Bootstrapping is a generic technique that can be applied in numerous ways. One useful application of bootstrapping is to construct confidence intervals for statistics that do not allow for easy derivation of analytic confidence intervals. One such setting is computing confidence intervals for the quantiles of a distribution.

To illustrate this, we use the non-parametric bootstrap to estimate the confidence intervals for a given quantile.
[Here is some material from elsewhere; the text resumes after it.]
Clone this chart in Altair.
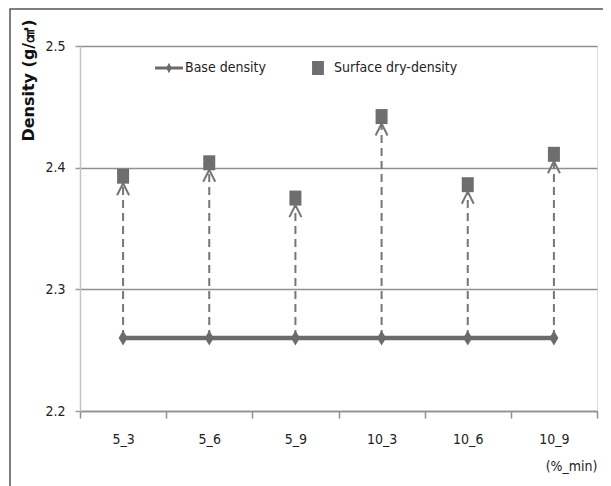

It is not easy to fully vectorize this operation, but we can use apply to avoid having an explicit loop.

# Return a bootstrap 95% confidence interval for the
# q^th population quantile based on an iid sample.
quant_ci = function(y, q=0.5, n_boot=1000) {
    m = length(y)
    mat = sample(y, n_boot*m, replace=TRUE)
    dim(mat) = c(n_boot, m)
    f = function(x)quantile(x, q)
    v = apply(mat, 1, f)
    lcb = quantile(v, 0.025)
    ucb = quantile(v, 0.975)
    return(c(lcb, ucb))
}

For comparison, here is a version with a loop:

# Return a bootstrap 95% confidence interval for the
# q^th population quantile based on an iid sample.
quant_ci_alt = function(y, q=0.5, n_boot=1000) {
    m = length(y)
    qvec = NULL
    for (i in 1:n_boot) {
        dvec = sample(y, m, replace=TRUE)
        qvec[i] = quantile(dvec, q)
    }
    lcb = quantile(qvec, 0.025)
    ucb = quantile(qvec, 0.975)
    return(c(lcb, ucb))
}

We can compare the running times of the two versions:

tm1 = proc.time()
quant_ci(rexp(1000))
tm1 = proc.time() - tm1

tm2 = proc.time()
quant_ci_alt(rexp(1000))
tm2 = proc.time() - tm2

You will see that the version with the explicit loop actually runs slightly faster than the version using apply. This example does not exploit any array-based indexing or linear algebra, which is where the performance gain usually occurs under vectorization. The apply function hides the loop, but a loop must still be executed behind the scenes.